More than a flag, the Mongol war standard was alive. A warrior's vital force dwelt within the horsehair, and capturing an enemy's banner meant capturing his spirit. Genghis Khan's black standard carried his sulde into battle across half the world, and after his death, it kept carrying it.

Mythology & Lore

The Spirit in the Horsehair

Every Mongol warrior of rank had a sulde, a vital force that lived in his battle standard. The banner was made from horsehair taken from the finest stallions, mounted on a shaft, and entrusted to a designated guardian whose sole duty was its care. The standard could never touch the ground. If it fell, the spirit inside was wounded.

The Mongols kept two great standards. The white banner, the tsagaan sulde, flew in peacetime and protected the people. The black banner, the khar sulde, flew in war. Roux describes how the relationship between spirit and banner was not symbolic but literal: the horsehair was a dwelling, and the sulde lived inside it the way a family lives inside a ger.
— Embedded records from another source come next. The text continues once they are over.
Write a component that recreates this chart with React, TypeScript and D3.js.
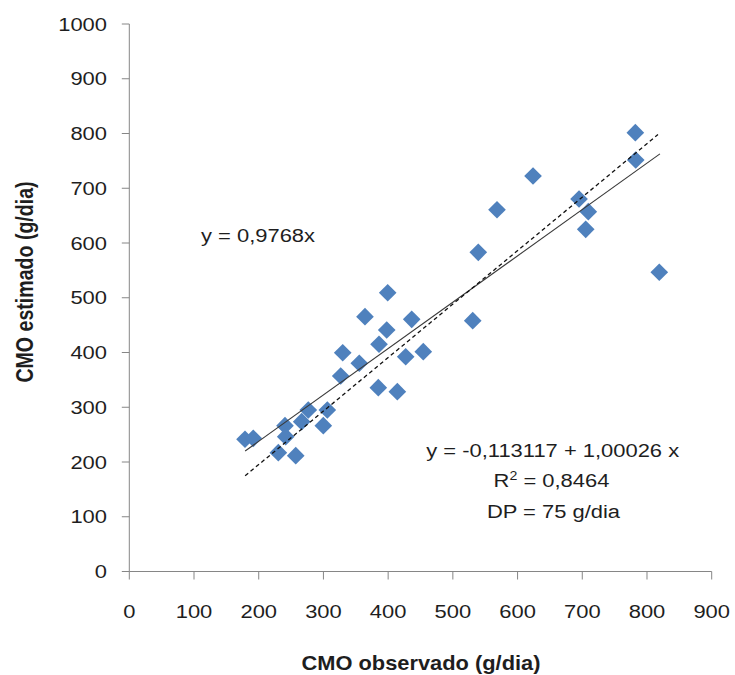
import React from "react";
import * as d3 from "d3";

const observed = [178.8, 191.6, 240.6, 241.7, 230.3, 257.2, 266.4, 276.6, 299.8, 306.0, 326.7, 329.8, 355.4, 364.2, 384.8, 385.9, 397.8, 399.3, 414.2, 427.1, 436.4, 454.3, 530.7, 539.3, 568.2, 623.9, 695.0, 709.3, 705.3, 782.0, 782.6, 819.0];
const estimated = [241.5, 243.3, 266.3, 246.2, 217.0, 211.5, 273.6, 295.0, 266.3, 295.0, 357.1, 399.6, 380.3, 465.4, 335.7, 415.0, 441.1, 509.2, 328.4, 392.3, 460.6, 401.5, 458.1, 583.0, 660.8, 722.4, 680.4, 657.2, 625.0, 801.5, 751.6, 546.5];

const xTicks = [0, 100, 200, 300, 400, 500, 600, 700, 800, 900];
const yTicks = [0, 100, 200, 300, 400, 500, 600, 700, 800, 900, 1000];

// trend lines
const fitIntercept = 68.6;
const fitSlope = 0.8465;
const fitRange = [179, 820];
const originSlope = 0.9768;
const originRange = [179, 817];

const eqOrigin = "y = 0,9768x";
const eqFit = "y = -0,113117 + 1,00026 x";
const eqR2 = "0,8464";
const eqDP = "DP = 75 g/dia";
const xTitle = "CMO observado (g/dia)";
const yTitle = "CMO estimado (g/dia)";

const FONT = "'Liberation Sans', Arial, sans-serif";
const SX = 1.18;

function T({ x, y, anchor = "start", size = 18.6, weight = "normal", sx = SX, children }: any) {
  return (
    <g transform={`translate(${x},${y}) scale(${sx},1)`}>
      <text x={0} y={0} textAnchor={anchor} fontFamily={FONT} fontSize={size} fontWeight={weight} fill="#1e1e1e">
        {children}
      </text>
    </g>
  );
}

export default function App() {
  const W = 735, H = 675;
  const x = d3.scaleLinear().domain([0, 900]).range([129.3, 711.7]);
  const y = d3.scaleLinear().domain([0, 1000]).range([571.5, 24]);
  const axisColor = "#868686";
  const diamond = d3.symbol().type(d3.symbolSquare).size(156)();
  const line = d3.line<[number, number]>().x(d => x(d[0])).y(d => y(d[1]));
  const fitPts: [number, number][] = fitRange.map(v => [v, fitIntercept + fitSlope * v]);
  const oriPts: [number, number][] = originRange.map(v => [v, originSlope * v]);

  return (
    <svg width={W} height={H} style={{ position: "absolute", left: 0, top: 0, background: "#fff" }}>
      {/* axes */}
      <line x1={x(0)} x2={x(0)} y1={y(0)} y2={y(1000)} stroke={axisColor} strokeWidth={1} />
      <line x1={x(0)} x2={x(900)} y1={y(0)} y2={y(0)} stroke={axisColor} strokeWidth={1} />
      {yTicks.map(t => (
        <g key={"yt" + t}>
          <line x1={x(0) - 7.5} x2={x(0)} y1={y(t)} y2={y(t)} stroke={axisColor} />
          <T x={107} y={y(t) + 6.6} anchor="end">{String(t)}</T>
        </g>
      ))}
      {xTicks.map(t => (
        <g key={"xt" + t}>
          <line x1={x(t)} x2={x(t)} y1={y(0)} y2={y(0) + 8} stroke={axisColor} />
          <T x={x(t)} y={618.3} anchor="middle">{String(t)}</T>
        </g>
      ))}

      {/* points */}
      {observed.map((o, i) => (
        <path key={"p" + i} d={diamond as string} transform={`translate(${x(o)},${y(estimated[i])}) rotate(45)`} fill="#4F81BD" />
      ))}

      {/* trend lines */}
      <path d={line(fitPts) as string} stroke="#3a3a3a" strokeWidth={1.1} fill="none" />
      <path d={line(oriPts) as string} stroke="#111" strokeWidth={1.3} strokeDasharray="4,3" fill="none" />

      {/* annotations */}
      <T x={201} y={241.7}>{eqOrigin}</T>
      <T x={552.7} y={456.7} anchor="middle">{eqFit}</T>
      <T x={551.5} y={486.7} anchor="middle">R<tspan dy={-7} fontSize={12}>2</tspan><tspan dy={7}>{" = " + eqR2}</tspan></T>
      <T x={553.5} y={517.7} anchor="middle">{eqDP}</T>

      {/* axis titles */}
      <T x={421} y={670} anchor="middle" size={19.5} weight="bold" sx={1.12}>{xTitle}</T>
      <g transform={`translate(33.3,282) scale(1.2,1) rotate(-90)`}>
        <text x={0} y={0} textAnchor="middle" fontFamily={FONT} fontSize={19.6} fontWeight="bold" fill="#1e1e1e">{yTitle}</text>
      </g>
    </svg>
  );
}
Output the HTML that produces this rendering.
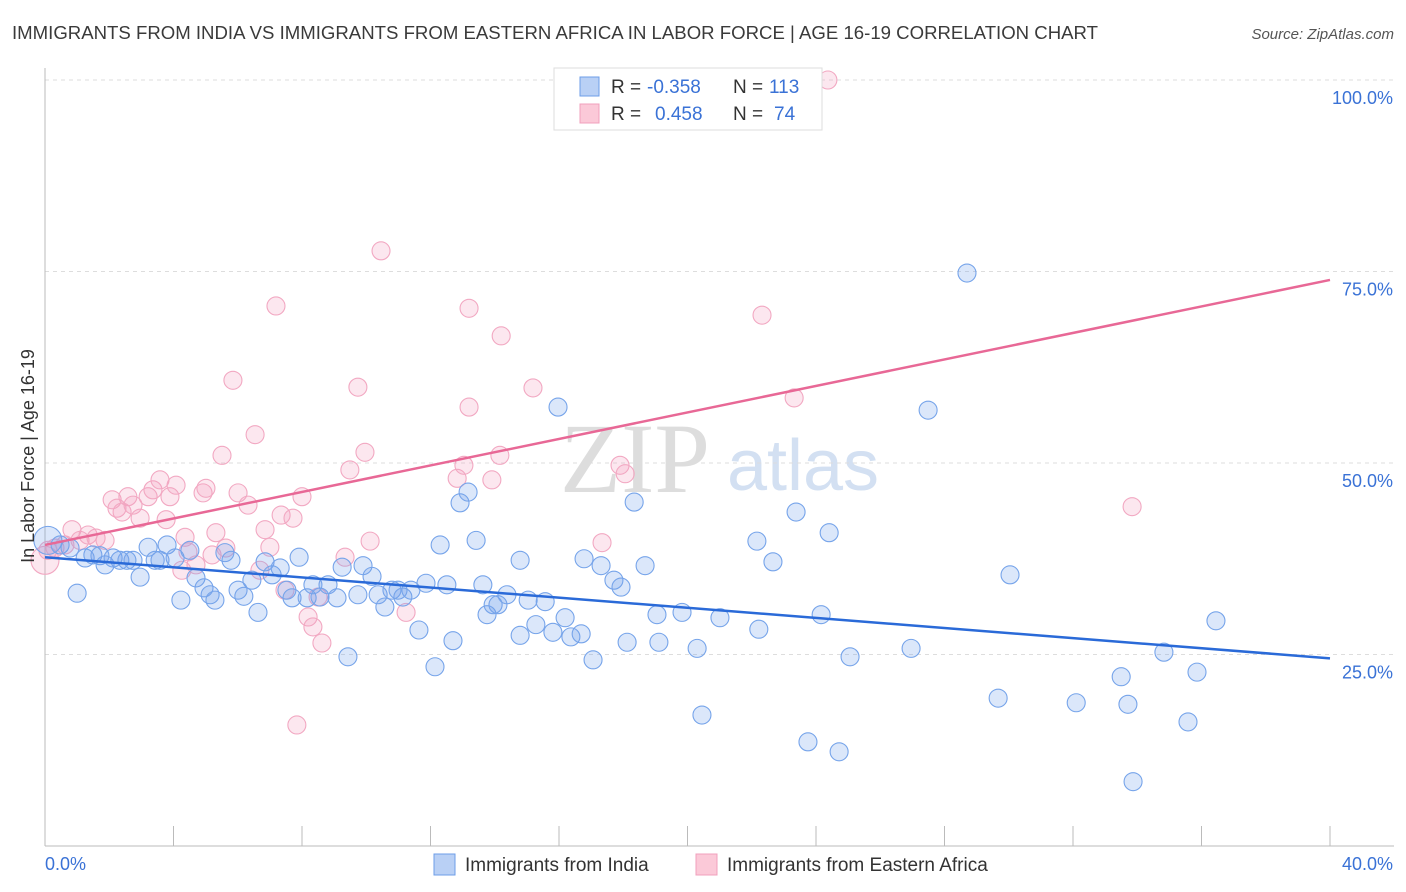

Capturing an enemy's banner was not a trophy. It was an extraction. The defeated warrior lost his vital force, and those who followed him felt it. His luck turned. His commands carried less weight. His horses stumbled. The victor, meanwhile, gained access to the captured spirit's power.

Genghis Khan's Black Standard

The Secret History of the Mongols records Genghis Khan's black war banner leading armies across the steppe and beyond. The khar sulde went where he went, and his conquests were its conquests. The horsehair standard flew over fallen cities from Beijing to Samarkand.

After the khan's death, the black banner did not retire. It remained an object of veneration, believed to still hold his spirit. Heissig records that Mongols continued to make offerings to the standard, addressing Genghis Khan's sulde directly as though he could hear them through the horsehair. The banner passed through generations of keepers, each one responsible for a spirit older and more powerful than any living khan.

What became of it is unknown. The banner disappeared as the empire fragmented, and no one has found it since. But the belief persisted: somewhere, in a monastery or a cave or a forgotten storehouse, the horsehair still holds what Genghis Khan left behind.